Neveleff also singled out Ivan Guerrero. “He is first to arrive to the locker room and the last to leave, a true professional.”
The biggest surprise, he said, is the humility of Leo Moura, the former captain of Brazilian club Flamengo. Moura, 36, “is just one of the guys, no ego whatsoever, a great example for our young guys.”
The Strikers are back home Saturday against the Carolina RailHawks.
▪ Last word: Liverpool legend Steven Gerrard, on playing his last home game Saturday after 17 years: “I don’t think there’s anything to be ashamed of if you shed a tear, especially if you have a love and affection for the supporters. … I remember getting on the bus with my dad to the Centre of Excellence at the Vernon Sangster [a now-demolished sports complex], getting two buses in the rain and the cold and the ice and snow, and I’ll go back to that moment when it all began.”

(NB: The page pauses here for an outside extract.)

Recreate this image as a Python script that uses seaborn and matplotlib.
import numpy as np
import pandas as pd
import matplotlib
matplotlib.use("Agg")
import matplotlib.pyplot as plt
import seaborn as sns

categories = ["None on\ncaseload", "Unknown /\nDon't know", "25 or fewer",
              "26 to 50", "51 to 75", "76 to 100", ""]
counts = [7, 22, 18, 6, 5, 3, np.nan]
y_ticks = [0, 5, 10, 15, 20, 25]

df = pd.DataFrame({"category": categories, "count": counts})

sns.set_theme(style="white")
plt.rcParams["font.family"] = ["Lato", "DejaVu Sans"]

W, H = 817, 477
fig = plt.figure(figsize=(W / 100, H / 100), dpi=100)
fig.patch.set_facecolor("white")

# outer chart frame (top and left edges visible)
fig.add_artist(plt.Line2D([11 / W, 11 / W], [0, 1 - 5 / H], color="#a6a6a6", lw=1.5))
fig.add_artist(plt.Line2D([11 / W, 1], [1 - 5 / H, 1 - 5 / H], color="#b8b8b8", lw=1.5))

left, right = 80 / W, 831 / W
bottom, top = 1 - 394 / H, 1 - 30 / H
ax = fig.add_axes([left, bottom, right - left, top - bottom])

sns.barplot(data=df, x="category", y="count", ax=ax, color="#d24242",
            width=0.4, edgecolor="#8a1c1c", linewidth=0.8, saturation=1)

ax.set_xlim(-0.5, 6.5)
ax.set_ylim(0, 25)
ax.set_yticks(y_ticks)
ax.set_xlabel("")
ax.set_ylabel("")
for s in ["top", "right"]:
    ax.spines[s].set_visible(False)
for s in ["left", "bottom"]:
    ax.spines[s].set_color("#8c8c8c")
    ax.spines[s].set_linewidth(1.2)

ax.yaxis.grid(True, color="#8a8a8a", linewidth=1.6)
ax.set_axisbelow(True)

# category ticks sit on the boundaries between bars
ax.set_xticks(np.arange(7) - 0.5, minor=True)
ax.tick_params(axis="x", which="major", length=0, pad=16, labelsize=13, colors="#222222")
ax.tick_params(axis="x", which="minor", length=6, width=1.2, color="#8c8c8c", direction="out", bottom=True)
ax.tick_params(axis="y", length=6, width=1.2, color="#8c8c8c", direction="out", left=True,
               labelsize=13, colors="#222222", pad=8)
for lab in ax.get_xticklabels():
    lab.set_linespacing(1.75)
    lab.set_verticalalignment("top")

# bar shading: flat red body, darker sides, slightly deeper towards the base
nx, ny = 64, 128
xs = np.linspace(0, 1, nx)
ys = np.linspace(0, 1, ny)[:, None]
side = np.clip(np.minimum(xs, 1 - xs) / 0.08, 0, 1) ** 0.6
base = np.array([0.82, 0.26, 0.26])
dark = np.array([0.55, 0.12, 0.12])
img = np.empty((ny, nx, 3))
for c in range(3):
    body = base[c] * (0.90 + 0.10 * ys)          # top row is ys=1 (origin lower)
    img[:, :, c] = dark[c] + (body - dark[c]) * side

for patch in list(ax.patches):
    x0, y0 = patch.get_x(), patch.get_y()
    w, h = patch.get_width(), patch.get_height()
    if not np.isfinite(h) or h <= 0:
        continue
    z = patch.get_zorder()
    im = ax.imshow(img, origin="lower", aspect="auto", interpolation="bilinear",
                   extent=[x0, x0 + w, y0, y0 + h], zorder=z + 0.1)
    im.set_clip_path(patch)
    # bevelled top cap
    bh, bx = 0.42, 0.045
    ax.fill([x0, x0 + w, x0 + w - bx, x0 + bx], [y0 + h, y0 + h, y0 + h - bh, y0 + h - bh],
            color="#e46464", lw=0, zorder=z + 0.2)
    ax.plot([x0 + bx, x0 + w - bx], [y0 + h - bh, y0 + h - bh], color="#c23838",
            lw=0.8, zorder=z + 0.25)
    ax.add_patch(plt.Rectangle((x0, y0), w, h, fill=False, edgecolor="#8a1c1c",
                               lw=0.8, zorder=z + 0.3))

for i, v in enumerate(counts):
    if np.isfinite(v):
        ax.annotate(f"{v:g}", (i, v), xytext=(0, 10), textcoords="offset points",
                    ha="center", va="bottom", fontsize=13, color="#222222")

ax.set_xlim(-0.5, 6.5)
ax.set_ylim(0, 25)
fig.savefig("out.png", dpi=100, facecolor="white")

MLS: East — DC (21), New England (18), New York (16). West — Dallas and Vancouver (20), Seattle (16).
NASL: New York (14), Tampa Bay and Jacksonville (9), Ft. Lauderdale and Atlanta (7).
English Premier League: Chelsea (84), Manchester City (73), Arsenal (70), Man U (68), Liverpool (62).

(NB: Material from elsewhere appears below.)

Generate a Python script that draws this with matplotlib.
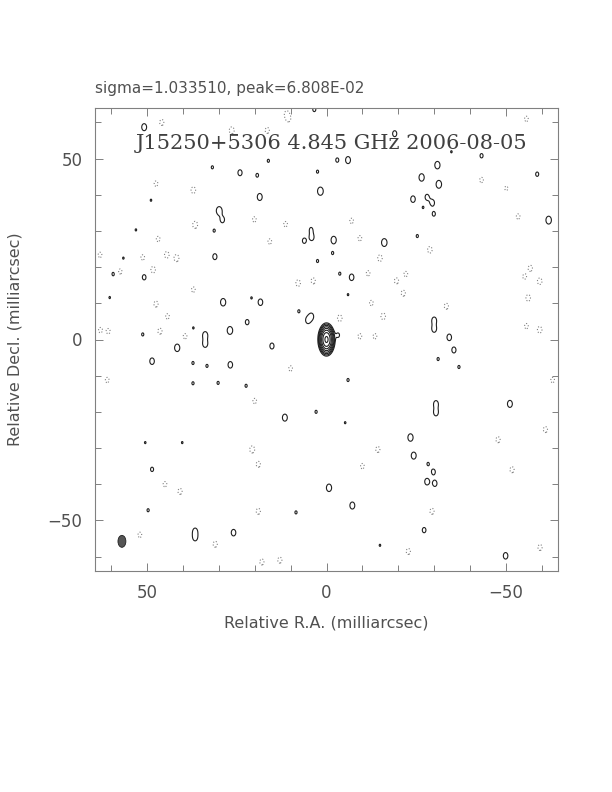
import numpy as np
import matplotlib
matplotlib.use("Agg")
import matplotlib.pyplot as plt
from matplotlib.patches import Ellipse

# ---------------- data ----------------
map_title = "J15250+5306 4.845 GHz 2006-08-05"
header_text = "sigma=1.033510, peak=6.808E-02"
x_label = "Relative R.A. (milliarcsec)"
y_label = "Relative Decl. (milliarcsec)"
tick_values = [-50, 0, 50]
tick_labels = ["\u221250", "0", "50"]
map_half_width = 64.5     # mas
map_half_height = 64.0    # mas

peak_flux = 0.06808       # Jy/beam
lowest_level = 0.00045    # Jy/beam
level_multipliers = [-1, 1, 2, 4, 8, 16, 32, 64, 128]

# core component (RA offset, Dec offset, sigma_ra, sigma_dec) in mas
core_ra, core_dec = 0.0, 0.0
core_sigma_ra, core_sigma_dec = 0.76, 1.45

# restoring beam (FWHM, mas)
beam_minor = 2.2
beam_major = 3.3
beam_ra, beam_dec = 57.0, -55.8

# noise-feature width (sigma, mas)
feat_sigma_ra, feat_sigma_dec = 0.7, 1.0

# positive residual features: RA, Dec (mas), amplitude (units of lowest level)
pos_ra = [50.8, 31.8, 24.1, 19.3, 16.2, 3.4, 2.5, 1.7, 18.6, 29.9, 29.0, 31.3,
          4.1, 4.3, 6.2, 48.9, 53.1, 31.1, 2.5, 56.6, 59.4, 50.8, 60.4, 28.8,
          18.4, 20.9, 22.1, 4.2, 5.2, 7.7, 26.9, 33.8, 33.8, 37.1, 51.2,
          -19.0, -3.0, -6.0, -30.9, -26.5, -31.3, -43.2, -58.7, -24.1, -28.0,
          -29.5, -26.9, -29.9, -61.9, -2.0, -16.1, -25.3, -1.7, -3.7, -7.0,
          -6.0, -34.8, -30.0, -30.0, -34.2, -3.2,
          41.6, 15.2, 37.2, 33.3, 48.6, 37.2, 26.8, 30.2, 22.4, 11.6, 2.9, -6.0,
          -31.1, -35.5, -36.9, -30.5, -30.5, -51.1, -23.4, -24.3, -28.3, -29.8,
          -28.0, -30.2, -0.7, -7.2, 25.9, 36.6, 36.6, 49.7, 48.6, 50.5, 40.2,
          8.5, -14.9, -27.2, -49.9, -5.2]
pos_dec = [58.7, 47.6, 46.1, 45.4, 49.4, 63.6, 46.4, 41.0, 39.4, 35.6, 33.1, 30.1,
           28.2, 30.4, 27.3, 38.5, 30.3, 22.9, 21.7, 22.5, 18.1, 17.2, 11.6, 10.3,
           10.3, 11.5, 4.8, 6.4, 5.3, 7.8, 2.5, 1.2, -1.2, 3.2, 1.4,
           56.9, 49.6, 49.6, 48.2, 44.8, 42.9, 50.8, 45.7, 38.8, 39.4,
           37.8, 36.5, 34.7, 33.0, 27.5, 26.8, 28.6, 23.9, 18.2, 17.2,
           12.4, 51.9, 5.3, 2.9, 0.6, 1.2,
           -2.3, -1.8, -6.5, -7.3, -6.0, -12.1, -7.0, -12.0, -12.8, -21.6, -20.0, -11.2,
           -5.4, -2.9, -7.6, -17.8, -20.2, -17.8, -27.1, -32.1, -34.4, -36.6,
           -39.3, -39.8, -41.0, -45.9, -53.4, -53.0, -54.8, -47.2, -35.9, -28.5, -28.5,
           -47.8, -56.9, -52.7, -59.8, -23.0]
pos_amp = [1.6, 1.1, 1.4, 1.15, 1.1, 1.2, 1.1, 1.9, 1.6, 1.9, 1.4, 1.1,
           1.4, 1.15, 1.3, 1.05, 1.05, 1.4, 1.1, 1.05, 1.15, 1.3, 1.05, 1.7,
           1.5, 1.05, 1.3, 1.4, 1.4, 1.1, 1.8, 1.6, 1.6, 1.05, 1.1,
           1.4, 1.2, 1.6, 1.7, 1.7, 1.8, 1.2, 1.2, 1.5, 1.3,
           1.4, 1.05, 1.2, 1.8, 1.7, 1.8, 1.1, 1.1, 1.1, 1.5,
           1.05, 1.05, 1.5, 1.5, 1.5, 1.2,
           1.7, 1.4, 1.1, 1.1, 1.5, 1.1, 1.5, 1.1, 1.1, 1.6, 1.1, 1.1,
           1.1, 1.4, 1.1, 1.5, 1.5, 1.6, 1.7, 1.6, 1.1, 1.3,
           1.5, 1.4, 1.7, 1.6, 1.5, 1.4, 1.4, 1.1, 1.2, 1.05, 1.05,
           1.1, 1.05, 1.3, 1.5, 1.05]

# negative residual features
neg_ra = [45.9, 11.1, 10.6, 26.4, 16.5, 47.5, 37.1, 36.6, 20.1, 11.4, 46.9, 15.8,
          44.5, 41.8, 48.3, 57.5, 63.1, 51.2, 37.1, 47.5, 44.3, 46.4, 60.8, 7.9,
          3.7, 39.4,
          -55.7, -7.0, -9.3, -28.8, -14.9, -11.6, -22.1, -19.5, -21.4, -12.5, -33.4,
          -15.8, -3.7, -56.8, -59.4, -55.2, -56.2, -59.4, -55.7, -43.2, -50.1, -53.4,
          -13.5, -9.3,
          20.7, 19.0, 40.8, 31.0, 19.0, -14.3, -29.4, -22.8, -59.5, -63.0, -61.0,
          -47.8, 61.1, 63.0, 13.0, 18.0, -51.7, 52.0, 45.0, 10.0, -10.0, 20.0]
neg_dec = [60.0, 62.4, 61.0, 57.8, 57.8, 43.1, 41.3, 31.7, 33.2, 31.9, 27.8, 27.1,
           23.4, 22.5, 19.3, 18.8, 23.4, 22.7, 13.8, 9.8, 6.4, 2.3, 2.3, 15.6,
           16.2, 0.9,
           61.0, 32.8, 28.0, 24.8, 22.5, 18.3, 18.1, 16.2, 12.8, 10.1, 9.2,
           6.4, 5.9, 19.7, 16.1, 17.4, 11.5, 2.7, 3.7, 44.1, 41.8, 34.0,
           0.9, 0.9,
           -30.4, -34.5, -42.0, -56.6, -47.5, -30.4, -47.5, -58.6, -57.5, -11.2, -24.9,
           -27.7, -11.2, 2.6, -61.0, -61.5, -36.0, -54.0, -40.0, -8.0, -35.0, -17.0]
neg_amp = [1.4, 1.3, 1.3, 1.6, 1.4, 1.3, 1.5, 1.6, 1.3, 1.3, 1.3, 1.3,
           1.5, 1.6, 1.5, 1.3, 1.3, 1.3, 1.3, 1.4, 1.3, 1.4, 1.3, 1.5,
           1.4, 1.3,
           1.3, 1.3, 1.3, 1.5, 1.5, 1.3, 1.3, 1.4, 1.4, 1.3, 1.4,
           1.5, 1.5, 1.4, 1.5, 1.3, 1.5, 1.5, 1.3, 1.3, 1.2, 1.3,
           1.3, 1.3,
           1.6, 1.4, 1.4, 1.4, 1.4, 1.4, 1.4, 1.4, 1.4, 1.3, 1.4,
           1.4, 1.3, 1.3, 1.4, 1.4, 1.4, 1.3, 1.3, 1.3, 1.3, 1.3]

# ---------------- build map ----------------
step = 0.15
ra = np.arange(-map_half_width, map_half_width + step, step)
dec = np.arange(-map_half_height, map_half_height + step, step)
RA, DEC = np.meshgrid(ra, dec)

Z = peak_flux * np.exp(-0.5 * (((RA - core_ra) / core_sigma_ra) ** 2 +
                               ((DEC - core_dec) / core_sigma_dec) ** 2))


def add_feature(r, d, a):
    sel_r = np.abs(ra - r) < 7
    sel_d = np.abs(dec - d) < 7
    sub_ra = ra[sel_r][None, :]
    sub_dec = dec[sel_d][:, None]
    g = a * lowest_level * np.exp(-0.5 * (((sub_ra - r) / feat_sigma_ra) ** 2 +
                                          ((sub_dec - d) / feat_sigma_dec) ** 2))
    Z[np.ix_(sel_d, sel_r)] += g


for r, d, a in zip(pos_ra, pos_dec, pos_amp):
    add_feature(r, d, a)
for r, d, a in zip(neg_ra, neg_dec, neg_amp):
    add_feature(r, d, -a)

levels = [m * lowest_level for m in level_multipliers]

# ---------------- plot ----------------
text_color = "#505050"
fig = plt.figure(figsize=(6.12, 7.92), dpi=100)
ax = fig.add_axes([95 / 612, 1 - 571 / 792, 463 / 612, 463 / 792])

colors = ["#808080" if lv < 0 else "#202020" for lv in levels]
styles = ["dotted" if lv < 0 else "solid" for lv in levels]
ax.contour(RA, DEC, Z, levels=levels, colors=colors, linestyles=styles, linewidths=0.8)

ax.add_patch(Ellipse((beam_ra, beam_dec), beam_minor, beam_major, angle=0,
                     facecolor="#555555", edgecolor="#202020", linewidth=0.6))

ax.set_xlim(map_half_width, -map_half_width)
ax.set_ylim(-map_half_height, map_half_height)
ax.set_xticks(tick_values)
ax.set_yticks(tick_values)
ax.set_xticklabels(tick_labels)
ax.set_yticklabels(tick_labels)
ax.set_xticks(np.arange(-60, 61, 10), minor=True)
ax.set_yticks(np.arange(-60, 61, 10), minor=True)
ax.tick_params(which="both", direction="in", top=True, right=True, color="#808080", width=0.7)
ax.tick_params(which="major", length=5.5, labelsize=12, labelcolor=text_color, pad=9)
ax.tick_params(which="minor", length=4)
ax.tick_params(axis="y", pad=9)
for sp in ax.spines.values():
    sp.set_color("#808080")
    sp.set_linewidth(0.8)

ax.set_xlabel(x_label, fontsize=11.5, color=text_color, labelpad=10)
ax.set_ylabel(y_label, fontsize=11.5, color=text_color, labelpad=18)

ax.text(0.512, 0.924, map_title, transform=ax.transAxes, ha="center", va="center",
        fontsize=15, family="DejaVu Serif", color="#404040")
fig.text(95 / 612, 1 - 88 / 792, header_text, ha="left", va="center",
         fontsize=11, color=text_color)

fig.savefig("out.png", dpi=100)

La Liga: Barcelona (90), Real Madrid (86), Atletico Madrid (77), Valencia (73) and Sevilla (70).
Serie A: Juventus (80), Roma (64), Lazio (63), Napoli (60), Fiorentina (55).
Ligue 1: PSG (77), Lyon (71), Monaco (65), ASSE and Marseille (63).
Bundesliga: Bayern Munich (76), Wolfsburg (65), Monchengladbach (63), Bayer (58), Augsburg (46).
On the tube
Sunday: Swansea City vs. Manchester City (8:30 a.m., NBCSN), Manchester United vs. Arsenal (11 a.m., NBCSN), Espanyol vs. Real Madrid (1 p.m., BeINSport USA), Orlando City vs. LA Galaxy (5 p.m., ESPN2), Philadelphia vs. DC (7 p.m., Fox Sports 1).